Mısırlılar çok dindardı ve Tanrı’nın hayatlarında büyük rol oynadığına inanırlardı. Ayrıca ölümden sonra hayat olduğuna da inanırlardı. Ölen insanın diğer dünyaya bir yolculuk yaptığını ve o dünyada da bu tür bir hayat süreceğini düşünürlerdi. Bir kral yine kral olacak, tarım işçisi yine tarım işçisi olarak yaşayacaktı. Bu yolculukta yardımcı olması için zenginlere sahip oldukları eşyaların birçoğunun da içinde olduğu renkli bir mezar verilirdi. Mısırlılar ayrıca ölü bedenleri sanki hayattaymış gibi saklamak için mumyalama adı verilen bir saklama metodu geliştirmişlerdi. Bunun yanı sıra birçok günlük eşya da mezarlara konuluyordu. Çünkü bu, ölümden sonra yaşamı sürdürmek için gerekliydi. Bu yüzden mezarlarda günlük yaşamı gösteren eşyalar bulunur.

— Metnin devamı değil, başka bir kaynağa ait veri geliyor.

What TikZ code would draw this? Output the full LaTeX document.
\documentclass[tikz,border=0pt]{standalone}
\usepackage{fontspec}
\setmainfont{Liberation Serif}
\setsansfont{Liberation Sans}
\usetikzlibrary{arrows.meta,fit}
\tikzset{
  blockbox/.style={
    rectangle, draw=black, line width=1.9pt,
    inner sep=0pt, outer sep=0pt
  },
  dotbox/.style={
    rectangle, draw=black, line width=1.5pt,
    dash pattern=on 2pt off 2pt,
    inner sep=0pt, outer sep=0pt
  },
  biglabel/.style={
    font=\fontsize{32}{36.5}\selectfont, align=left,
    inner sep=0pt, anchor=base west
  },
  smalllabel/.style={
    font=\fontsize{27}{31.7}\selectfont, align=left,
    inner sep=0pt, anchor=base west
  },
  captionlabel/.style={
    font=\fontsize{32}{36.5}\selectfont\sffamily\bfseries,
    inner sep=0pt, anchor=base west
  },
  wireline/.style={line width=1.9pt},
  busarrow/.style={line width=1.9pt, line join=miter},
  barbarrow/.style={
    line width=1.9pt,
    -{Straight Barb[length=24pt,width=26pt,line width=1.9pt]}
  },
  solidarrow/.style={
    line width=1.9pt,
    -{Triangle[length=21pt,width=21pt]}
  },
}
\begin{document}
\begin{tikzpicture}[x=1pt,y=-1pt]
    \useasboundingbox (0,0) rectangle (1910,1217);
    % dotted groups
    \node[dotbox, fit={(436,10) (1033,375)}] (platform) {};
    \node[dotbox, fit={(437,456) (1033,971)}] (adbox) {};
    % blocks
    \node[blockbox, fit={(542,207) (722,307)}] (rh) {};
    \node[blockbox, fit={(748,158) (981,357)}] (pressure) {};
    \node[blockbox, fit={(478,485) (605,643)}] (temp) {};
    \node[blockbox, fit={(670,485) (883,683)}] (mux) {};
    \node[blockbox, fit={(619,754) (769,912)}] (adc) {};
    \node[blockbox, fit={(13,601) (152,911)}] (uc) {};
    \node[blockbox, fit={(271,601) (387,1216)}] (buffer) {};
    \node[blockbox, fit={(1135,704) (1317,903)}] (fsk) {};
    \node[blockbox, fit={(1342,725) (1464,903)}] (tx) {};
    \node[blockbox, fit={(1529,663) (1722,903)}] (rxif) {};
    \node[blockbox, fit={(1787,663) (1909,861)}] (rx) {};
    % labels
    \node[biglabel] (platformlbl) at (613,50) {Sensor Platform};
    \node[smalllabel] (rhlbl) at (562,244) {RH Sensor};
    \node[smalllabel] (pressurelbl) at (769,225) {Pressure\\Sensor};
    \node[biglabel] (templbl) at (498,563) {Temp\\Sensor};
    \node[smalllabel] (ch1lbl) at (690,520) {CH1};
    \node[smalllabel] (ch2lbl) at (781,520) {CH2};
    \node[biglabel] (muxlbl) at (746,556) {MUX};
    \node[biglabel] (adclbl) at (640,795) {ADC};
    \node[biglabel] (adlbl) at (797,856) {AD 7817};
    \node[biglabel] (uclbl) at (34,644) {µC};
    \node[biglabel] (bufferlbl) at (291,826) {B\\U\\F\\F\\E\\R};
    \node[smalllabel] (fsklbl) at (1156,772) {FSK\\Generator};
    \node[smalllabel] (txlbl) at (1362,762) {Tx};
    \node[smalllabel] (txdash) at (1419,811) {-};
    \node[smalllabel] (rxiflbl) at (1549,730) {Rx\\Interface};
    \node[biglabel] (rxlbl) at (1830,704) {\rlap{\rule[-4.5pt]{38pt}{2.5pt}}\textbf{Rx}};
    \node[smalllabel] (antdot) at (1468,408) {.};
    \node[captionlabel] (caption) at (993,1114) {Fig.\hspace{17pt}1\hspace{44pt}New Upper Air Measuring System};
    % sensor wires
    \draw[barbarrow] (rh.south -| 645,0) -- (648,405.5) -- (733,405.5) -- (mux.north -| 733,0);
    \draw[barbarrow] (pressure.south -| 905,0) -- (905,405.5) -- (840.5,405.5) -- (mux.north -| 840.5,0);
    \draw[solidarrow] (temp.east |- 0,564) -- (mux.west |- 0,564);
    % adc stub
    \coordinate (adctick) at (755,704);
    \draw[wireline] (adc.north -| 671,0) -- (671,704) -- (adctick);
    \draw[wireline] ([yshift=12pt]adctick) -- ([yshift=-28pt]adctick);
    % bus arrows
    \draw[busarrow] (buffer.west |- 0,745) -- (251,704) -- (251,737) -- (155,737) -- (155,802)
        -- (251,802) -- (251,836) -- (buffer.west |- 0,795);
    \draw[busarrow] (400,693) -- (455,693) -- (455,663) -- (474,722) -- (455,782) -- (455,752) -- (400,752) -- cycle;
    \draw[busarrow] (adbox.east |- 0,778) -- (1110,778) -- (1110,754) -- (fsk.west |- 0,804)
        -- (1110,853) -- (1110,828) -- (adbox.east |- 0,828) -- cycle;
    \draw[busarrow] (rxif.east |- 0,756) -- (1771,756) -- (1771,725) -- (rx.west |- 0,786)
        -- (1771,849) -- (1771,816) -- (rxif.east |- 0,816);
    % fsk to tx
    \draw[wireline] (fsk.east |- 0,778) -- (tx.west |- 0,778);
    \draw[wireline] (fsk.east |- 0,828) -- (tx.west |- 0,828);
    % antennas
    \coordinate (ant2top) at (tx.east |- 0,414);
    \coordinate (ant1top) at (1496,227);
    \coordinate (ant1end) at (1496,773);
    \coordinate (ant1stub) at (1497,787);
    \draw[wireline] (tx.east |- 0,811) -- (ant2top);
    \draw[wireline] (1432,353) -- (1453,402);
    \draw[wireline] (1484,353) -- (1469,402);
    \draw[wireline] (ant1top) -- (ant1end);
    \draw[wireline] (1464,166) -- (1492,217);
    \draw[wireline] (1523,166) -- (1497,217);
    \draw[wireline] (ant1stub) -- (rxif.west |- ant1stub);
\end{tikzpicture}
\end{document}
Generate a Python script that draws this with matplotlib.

Resimde görülen bu kedi mumyası gibi hayvan mumyaları mezarlarda bulunmuştur. Bir insan ya da hayvanı mumyalamak için özel işçiler önce karaciğer, akciğer gibi organları vücuttan çıkarıp geri kalan kısımları özel bir tuz kullanarak kuruturlardı. Yaklaşık 70 gün sonra beden tamamen kuruduğunda keten kumaşlara sarılarak tabutun içine yerleştirilirdi.

Mısırlı tanrı ve tanrıçalar

Mısırlılar 750’den fazla tanrıya inanmışlardır. Tanrılar, insanların yaşadığı yukarı dünyayı ve ölümden sonra ruhların yaşadıkları aşağı dünyayı yönetirlerdi.



Dört Mısır tanrısı

Ra. Mısırlılar hayatın Güneş Tanrısı Ra tarafından verildiğine inanırlardı (sağdaki). Ra her gün gökyüzünde dolaşır ve dünyaya ışık verirdi. Her gece de ruhların yaşadığı aşağı dünyadaki mağara ve tünellere yolculuk ederdi.

Osiris ve İsis. Osiris (sağdan ikinci) ve İsis (soldan ikinci) tüm insanların kral ve kraliçesiydi. Kardeşleri fırtına tanrısı Set, Osirisi öldürerek bedeninden ayırdığı 14 parçayı Nil’e atmıştı. Osiris aşağı dünyaya giderek ölülerin kralı olmuştu. Ölümünün her yıldönümünde İsis’in onun için döktüğü gözyaşları Nil’in taşmasına neden olurdu.

Anubis. Mısırlılar bir beden öldüğünde ka denilen ruhun yaşamaya devam edeceğine inanırlardı. Mezarlıklar tanrısı çakal kafalı Anubis (soldaki) her ka’yı bir terazide Doğruluk Tüyü’nde tartardı. Günahkâr ka’lar ceset yiyenlere verilirdi. İyi ka’lar onlara sonsuz mutluluğu getirecek olan Osiris’e teslim edilirdi.